**Task goal**
Search the listing below for the string "code" and show each line that contains it.

**Stored data**

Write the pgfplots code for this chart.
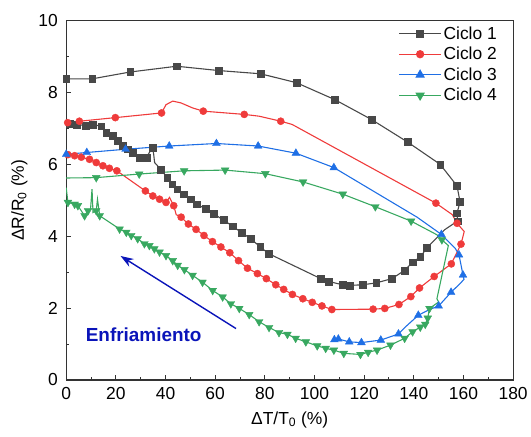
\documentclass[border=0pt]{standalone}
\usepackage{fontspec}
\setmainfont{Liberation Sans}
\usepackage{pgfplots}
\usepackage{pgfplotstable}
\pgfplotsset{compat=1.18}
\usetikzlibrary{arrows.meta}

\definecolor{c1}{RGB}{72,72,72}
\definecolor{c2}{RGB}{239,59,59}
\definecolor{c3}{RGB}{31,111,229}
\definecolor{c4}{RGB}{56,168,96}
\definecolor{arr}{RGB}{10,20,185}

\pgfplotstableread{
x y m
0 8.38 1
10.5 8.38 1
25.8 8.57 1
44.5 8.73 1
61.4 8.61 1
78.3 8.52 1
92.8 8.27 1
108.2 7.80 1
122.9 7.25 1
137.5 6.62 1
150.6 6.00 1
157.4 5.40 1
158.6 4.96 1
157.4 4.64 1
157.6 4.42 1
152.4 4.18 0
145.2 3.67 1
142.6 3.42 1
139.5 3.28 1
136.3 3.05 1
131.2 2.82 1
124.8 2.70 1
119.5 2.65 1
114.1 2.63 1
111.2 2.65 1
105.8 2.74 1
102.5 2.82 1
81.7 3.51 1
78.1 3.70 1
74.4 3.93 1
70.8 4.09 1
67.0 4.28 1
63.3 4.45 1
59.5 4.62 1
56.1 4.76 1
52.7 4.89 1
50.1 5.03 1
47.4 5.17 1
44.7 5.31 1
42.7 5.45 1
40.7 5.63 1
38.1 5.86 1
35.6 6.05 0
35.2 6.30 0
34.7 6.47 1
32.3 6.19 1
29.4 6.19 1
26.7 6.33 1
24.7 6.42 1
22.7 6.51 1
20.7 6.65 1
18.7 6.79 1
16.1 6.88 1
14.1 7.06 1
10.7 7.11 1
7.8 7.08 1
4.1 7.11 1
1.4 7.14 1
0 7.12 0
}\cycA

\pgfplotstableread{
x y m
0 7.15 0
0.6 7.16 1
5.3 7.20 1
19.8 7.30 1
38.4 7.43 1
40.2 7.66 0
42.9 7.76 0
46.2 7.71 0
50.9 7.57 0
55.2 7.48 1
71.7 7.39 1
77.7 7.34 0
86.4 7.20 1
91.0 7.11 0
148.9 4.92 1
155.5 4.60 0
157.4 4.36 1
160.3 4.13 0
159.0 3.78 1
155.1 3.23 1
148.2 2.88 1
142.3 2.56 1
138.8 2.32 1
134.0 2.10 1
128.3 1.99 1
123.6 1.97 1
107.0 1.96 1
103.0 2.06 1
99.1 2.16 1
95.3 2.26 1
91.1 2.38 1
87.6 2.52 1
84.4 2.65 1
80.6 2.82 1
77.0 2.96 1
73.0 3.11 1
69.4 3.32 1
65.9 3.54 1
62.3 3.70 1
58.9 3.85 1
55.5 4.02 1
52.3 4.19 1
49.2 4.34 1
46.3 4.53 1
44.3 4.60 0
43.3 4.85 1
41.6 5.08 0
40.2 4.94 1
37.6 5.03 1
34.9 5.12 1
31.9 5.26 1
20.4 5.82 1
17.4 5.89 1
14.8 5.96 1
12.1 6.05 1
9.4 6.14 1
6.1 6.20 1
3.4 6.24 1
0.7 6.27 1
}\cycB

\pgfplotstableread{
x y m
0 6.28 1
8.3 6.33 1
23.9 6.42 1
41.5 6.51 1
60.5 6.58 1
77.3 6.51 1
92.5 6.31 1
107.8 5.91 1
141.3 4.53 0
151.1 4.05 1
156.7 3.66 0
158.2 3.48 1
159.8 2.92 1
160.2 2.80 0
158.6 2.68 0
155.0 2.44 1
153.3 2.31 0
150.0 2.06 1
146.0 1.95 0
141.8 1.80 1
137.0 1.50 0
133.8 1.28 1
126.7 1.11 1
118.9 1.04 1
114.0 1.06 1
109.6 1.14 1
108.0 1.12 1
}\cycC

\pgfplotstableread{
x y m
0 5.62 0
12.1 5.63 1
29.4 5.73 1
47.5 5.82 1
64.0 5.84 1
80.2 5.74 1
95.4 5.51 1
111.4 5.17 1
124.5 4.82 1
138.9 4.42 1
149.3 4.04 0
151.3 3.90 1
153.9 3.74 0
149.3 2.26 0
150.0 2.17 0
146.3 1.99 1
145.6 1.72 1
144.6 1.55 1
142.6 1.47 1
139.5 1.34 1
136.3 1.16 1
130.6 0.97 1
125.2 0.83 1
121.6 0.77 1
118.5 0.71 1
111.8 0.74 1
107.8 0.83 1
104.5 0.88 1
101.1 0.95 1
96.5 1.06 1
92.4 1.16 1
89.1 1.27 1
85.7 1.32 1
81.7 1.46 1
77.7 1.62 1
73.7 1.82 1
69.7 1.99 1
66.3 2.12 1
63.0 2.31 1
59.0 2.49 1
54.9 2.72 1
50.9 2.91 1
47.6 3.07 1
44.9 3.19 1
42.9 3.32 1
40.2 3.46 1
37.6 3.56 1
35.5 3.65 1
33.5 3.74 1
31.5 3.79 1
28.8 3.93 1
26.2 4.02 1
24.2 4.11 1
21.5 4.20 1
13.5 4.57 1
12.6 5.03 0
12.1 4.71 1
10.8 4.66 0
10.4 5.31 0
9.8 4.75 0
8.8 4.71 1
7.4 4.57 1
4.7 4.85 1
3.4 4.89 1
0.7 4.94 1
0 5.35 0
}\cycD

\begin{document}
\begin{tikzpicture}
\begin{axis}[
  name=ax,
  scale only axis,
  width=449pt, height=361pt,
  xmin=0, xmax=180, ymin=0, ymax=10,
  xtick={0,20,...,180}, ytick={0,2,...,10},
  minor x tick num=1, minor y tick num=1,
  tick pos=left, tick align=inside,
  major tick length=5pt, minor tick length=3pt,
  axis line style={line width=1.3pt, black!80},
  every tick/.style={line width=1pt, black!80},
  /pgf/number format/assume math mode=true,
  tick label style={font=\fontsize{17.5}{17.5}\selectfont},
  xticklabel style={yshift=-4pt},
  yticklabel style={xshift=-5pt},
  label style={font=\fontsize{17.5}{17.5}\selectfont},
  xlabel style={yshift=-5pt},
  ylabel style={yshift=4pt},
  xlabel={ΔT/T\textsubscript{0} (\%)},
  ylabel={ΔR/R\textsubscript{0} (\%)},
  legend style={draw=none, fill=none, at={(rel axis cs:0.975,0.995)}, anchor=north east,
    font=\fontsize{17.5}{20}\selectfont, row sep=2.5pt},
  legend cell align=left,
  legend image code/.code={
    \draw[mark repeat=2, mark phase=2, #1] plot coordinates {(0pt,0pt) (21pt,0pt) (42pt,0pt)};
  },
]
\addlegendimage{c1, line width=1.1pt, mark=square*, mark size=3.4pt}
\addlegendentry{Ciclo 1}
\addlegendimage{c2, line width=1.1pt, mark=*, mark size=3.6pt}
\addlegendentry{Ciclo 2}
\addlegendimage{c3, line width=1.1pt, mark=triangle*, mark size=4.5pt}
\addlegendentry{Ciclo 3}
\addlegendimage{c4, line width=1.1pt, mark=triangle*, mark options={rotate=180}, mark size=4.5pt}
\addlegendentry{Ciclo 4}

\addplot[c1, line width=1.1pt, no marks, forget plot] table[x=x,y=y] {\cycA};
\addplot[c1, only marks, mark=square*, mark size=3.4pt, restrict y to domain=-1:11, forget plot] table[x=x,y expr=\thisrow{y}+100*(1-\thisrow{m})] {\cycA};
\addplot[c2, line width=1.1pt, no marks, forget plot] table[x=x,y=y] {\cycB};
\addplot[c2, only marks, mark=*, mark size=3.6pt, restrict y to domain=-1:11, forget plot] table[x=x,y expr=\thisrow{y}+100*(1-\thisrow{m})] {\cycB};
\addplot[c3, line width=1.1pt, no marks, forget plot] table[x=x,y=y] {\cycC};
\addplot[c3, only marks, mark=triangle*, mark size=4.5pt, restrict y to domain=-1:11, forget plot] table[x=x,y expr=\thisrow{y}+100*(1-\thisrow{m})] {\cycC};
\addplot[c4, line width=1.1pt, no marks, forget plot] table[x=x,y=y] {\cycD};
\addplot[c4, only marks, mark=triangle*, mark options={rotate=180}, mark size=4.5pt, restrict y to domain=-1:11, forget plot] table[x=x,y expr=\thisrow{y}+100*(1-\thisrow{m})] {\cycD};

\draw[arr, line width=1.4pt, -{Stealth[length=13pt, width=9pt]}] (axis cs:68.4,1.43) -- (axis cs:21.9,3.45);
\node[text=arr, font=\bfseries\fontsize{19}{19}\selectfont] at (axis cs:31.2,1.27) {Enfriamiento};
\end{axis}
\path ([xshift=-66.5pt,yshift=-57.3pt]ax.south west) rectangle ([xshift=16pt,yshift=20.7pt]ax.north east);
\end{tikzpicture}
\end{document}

**Task result**
Write the pgfplots code for this chart.
  legend image code/.code={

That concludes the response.